Lets hope that Altman makes films for another 20 years and that he stays as adventuresome as he currently is.

In 'The Long Goodbye' Altman invented a rather new camera stance, literally asking the actors to improvise staging and having the camera discovering them.

It took a few decades for him to get back to such experiments with 'Gosford.' Now he takes it even further with perhaps the purest problem in film cinematography: how do you film dance?

Forget that this features Campbell in a vanity role: she is good enough and doesn't detract. Forget about any modicum of plot: there isn't any. And unlike 'Nashville' or the similarly selfreferential 'Player' there is no cynical commentary.

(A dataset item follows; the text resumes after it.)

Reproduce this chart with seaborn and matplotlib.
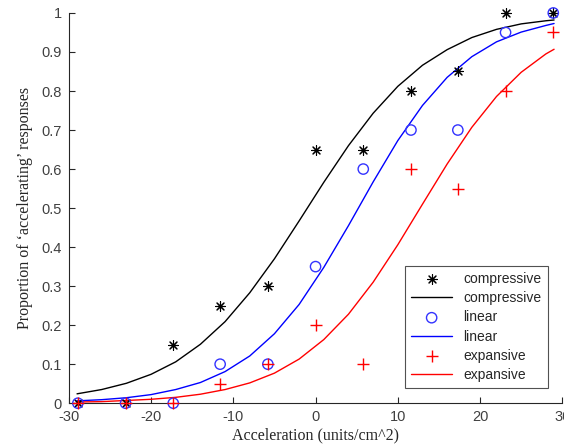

The commentary itself is selfreferential this time. Yes, this time the center of the film is how 'Mr A' orchestrates movement and images. This is most of all about himself, and is far, far more intelligent and subtle than say, 'Blowup.'

But along the way, you get possibly the best dance experience on film. That's because they've been able to use many cameras. There are not as many as 'Dancer in the Dark,' but each camera dances, engages with the dance and the dance of people and objects around the dance. So we get four layers of dance: the actual ballet, the orchestration of people around the production, the dancing cameras (enhanced by non-radical appearing radical editing) and the dance within the mind of Mr A who encourages, follows and captures them all.

Ted's Evaluation -- 3 of 3: Worth watching.